> DATA SECTION:
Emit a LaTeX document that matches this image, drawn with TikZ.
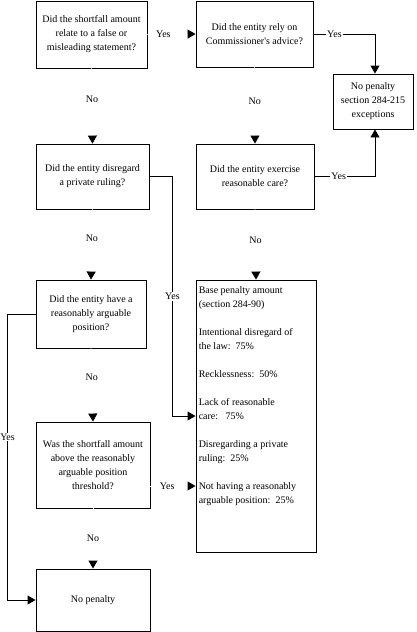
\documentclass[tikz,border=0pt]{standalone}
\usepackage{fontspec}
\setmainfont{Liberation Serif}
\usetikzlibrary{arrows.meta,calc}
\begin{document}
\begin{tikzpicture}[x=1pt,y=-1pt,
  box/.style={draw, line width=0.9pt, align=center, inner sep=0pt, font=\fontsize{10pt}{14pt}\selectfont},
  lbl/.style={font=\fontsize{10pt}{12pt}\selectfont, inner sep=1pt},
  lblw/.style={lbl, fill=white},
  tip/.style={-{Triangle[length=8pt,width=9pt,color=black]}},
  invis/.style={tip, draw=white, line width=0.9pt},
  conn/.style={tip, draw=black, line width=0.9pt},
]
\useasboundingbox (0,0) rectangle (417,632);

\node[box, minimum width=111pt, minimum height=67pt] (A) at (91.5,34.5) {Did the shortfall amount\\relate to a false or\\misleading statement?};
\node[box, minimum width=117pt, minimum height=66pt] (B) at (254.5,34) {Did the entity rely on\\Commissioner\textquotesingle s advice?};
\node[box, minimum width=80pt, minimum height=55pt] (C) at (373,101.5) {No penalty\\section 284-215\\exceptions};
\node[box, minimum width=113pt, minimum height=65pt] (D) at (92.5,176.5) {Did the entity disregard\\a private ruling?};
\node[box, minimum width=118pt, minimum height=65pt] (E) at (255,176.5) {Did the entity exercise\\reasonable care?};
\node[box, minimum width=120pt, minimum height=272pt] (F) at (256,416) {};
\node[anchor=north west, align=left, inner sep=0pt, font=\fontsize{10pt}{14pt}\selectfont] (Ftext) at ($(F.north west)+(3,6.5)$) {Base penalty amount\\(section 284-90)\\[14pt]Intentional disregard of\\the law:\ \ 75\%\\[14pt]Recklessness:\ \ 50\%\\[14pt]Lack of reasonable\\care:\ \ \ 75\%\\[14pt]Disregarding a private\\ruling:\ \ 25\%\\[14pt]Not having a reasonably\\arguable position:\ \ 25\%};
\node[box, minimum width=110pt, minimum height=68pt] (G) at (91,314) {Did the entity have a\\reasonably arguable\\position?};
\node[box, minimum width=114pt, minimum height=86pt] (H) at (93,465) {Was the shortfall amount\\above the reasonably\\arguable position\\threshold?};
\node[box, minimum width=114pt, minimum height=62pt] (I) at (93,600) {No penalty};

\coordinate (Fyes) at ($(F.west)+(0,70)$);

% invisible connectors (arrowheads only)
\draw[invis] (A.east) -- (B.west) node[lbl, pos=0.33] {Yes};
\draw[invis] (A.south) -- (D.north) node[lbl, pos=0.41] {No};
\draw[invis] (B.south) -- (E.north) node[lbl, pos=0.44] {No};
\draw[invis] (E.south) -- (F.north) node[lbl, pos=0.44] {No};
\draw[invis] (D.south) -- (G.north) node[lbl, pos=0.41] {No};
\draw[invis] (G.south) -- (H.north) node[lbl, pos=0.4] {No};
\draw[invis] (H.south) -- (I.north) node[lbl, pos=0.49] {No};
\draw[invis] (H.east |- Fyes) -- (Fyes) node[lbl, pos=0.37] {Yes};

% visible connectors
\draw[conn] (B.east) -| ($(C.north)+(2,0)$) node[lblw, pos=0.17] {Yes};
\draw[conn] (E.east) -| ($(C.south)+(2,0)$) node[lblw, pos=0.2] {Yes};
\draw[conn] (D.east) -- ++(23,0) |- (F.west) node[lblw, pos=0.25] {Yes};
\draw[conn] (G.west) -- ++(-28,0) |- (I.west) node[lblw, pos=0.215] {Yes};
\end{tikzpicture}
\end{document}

> REQUIREMENTS:
Keep every word of the data as it is when you write it out, but drop the pictures.

> RESPONSE BELOW:
Emit a LaTeX document that matches this image, drawn with TikZ.
\documentclass[tikz,border=0pt]{standalone}
\usepackage{fontspec}
\setmainfont{Liberation Serif}
\usetikzlibrary{arrows.meta,calc}
\begin{document}
\begin{tikzpicture}[x=1pt,y=-1pt,
  box/.style={draw, line width=0.9pt, align=center, inner sep=0pt, font=\fontsize{10pt}{14pt}\selectfont},
  lbl/.style={font=\fontsize{10pt}{12pt}\selectfont, inner sep=1pt},
  lblw/.style={lbl, fill=white},
  tip/.style={-{Triangle[length=8pt,width=9pt,color=black]}},
  invis/.style={tip, draw=white, line width=0.9pt},
  conn/.style={tip, draw=black, line width=0.9pt},
]
\useasboundingbox (0,0) rectangle (417,632);

\node[box, minimum width=111pt, minimum height=67pt] (A) at (91.5,34.5) {Did the shortfall amount\\relate to a false or\\misleading statement?};
\node[box, minimum width=117pt, minimum height=66pt] (B) at (254.5,34) {Did the entity rely on\\Commissioner\textquotesingle s advice?};
\node[box, minimum width=80pt, minimum height=55pt] (C) at (373,101.5) {No penalty\\section 284-215\\exceptions};
\node[box, minimum width=113pt, minimum height=65pt] (D) at (92.5,176.5) {Did the entity disregard\\a private ruling?};
\node[box, minimum width=118pt, minimum height=65pt] (E) at (255,176.5) {Did the entity exercise\\reasonable care?};
\node[box, minimum width=120pt, minimum height=272pt] (F) at (256,416) {};
\node[anchor=north west, align=left, inner sep=0pt, font=\fontsize{10pt}{14pt}\selectfont] (Ftext) at ($(F.north west)+(3,6.5)$) {Base penalty amount\\(section 284-90)\\[14pt]Intentional disregard of\\the law:\ \ 75\%\\[14pt]Recklessness:\ \ 50\%\\[14pt]Lack of reasonable\\care:\ \ \ 75\%\\[14pt]Disregarding a private\\ruling:\ \ 25\%\\[14pt]Not having a reasonably\\arguable position:\ \ 25\%};
\node[box, minimum width=110pt, minimum height=68pt] (G) at (91,314) {Did the entity have a\\reasonably arguable\\position?};
\node[box, minimum width=114pt, minimum height=86pt] (H) at (93,465) {Was the shortfall amount\\above the reasonably\\arguable position\\threshold?};
\node[box, minimum width=114pt, minimum height=62pt] (I) at (93,600) {No penalty};

\coordinate (Fyes) at ($(F.west)+(0,70)$);

% invisible connectors (arrowheads only)
\draw[invis] (A.east) -- (B.west) node[lbl, pos=0.33] {Yes};
\draw[invis] (A.south) -- (D.north) node[lbl, pos=0.41] {No};
\draw[invis] (B.south) -- (E.north) node[lbl, pos=0.44] {No};
\draw[invis] (E.south) -- (F.north) node[lbl, pos=0.44] {No};
\draw[invis] (D.south) -- (G.north) node[lbl, pos=0.41] {No};
\draw[invis] (G.south) -- (H.north) node[lbl, pos=0.4] {No};
\draw[invis] (H.south) -- (I.north) node[lbl, pos=0.49] {No};
\draw[invis] (H.east |- Fyes) -- (Fyes) node[lbl, pos=0.37] {Yes};

% visible connectors
\draw[conn] (B.east) -| ($(C.north)+(2,0)$) node[lblw, pos=0.17] {Yes};
\draw[conn] (E.east) -| ($(C.south)+(2,0)$) node[lblw, pos=0.2] {Yes};
\draw[conn] (D.east) -- ++(23,0) |- (F.west) node[lblw, pos=0.25] {Yes};
\draw[conn] (G.west) -- ++(-28,0) |- (I.west) node[lblw, pos=0.215] {Yes};
\end{tikzpicture}
\end{document}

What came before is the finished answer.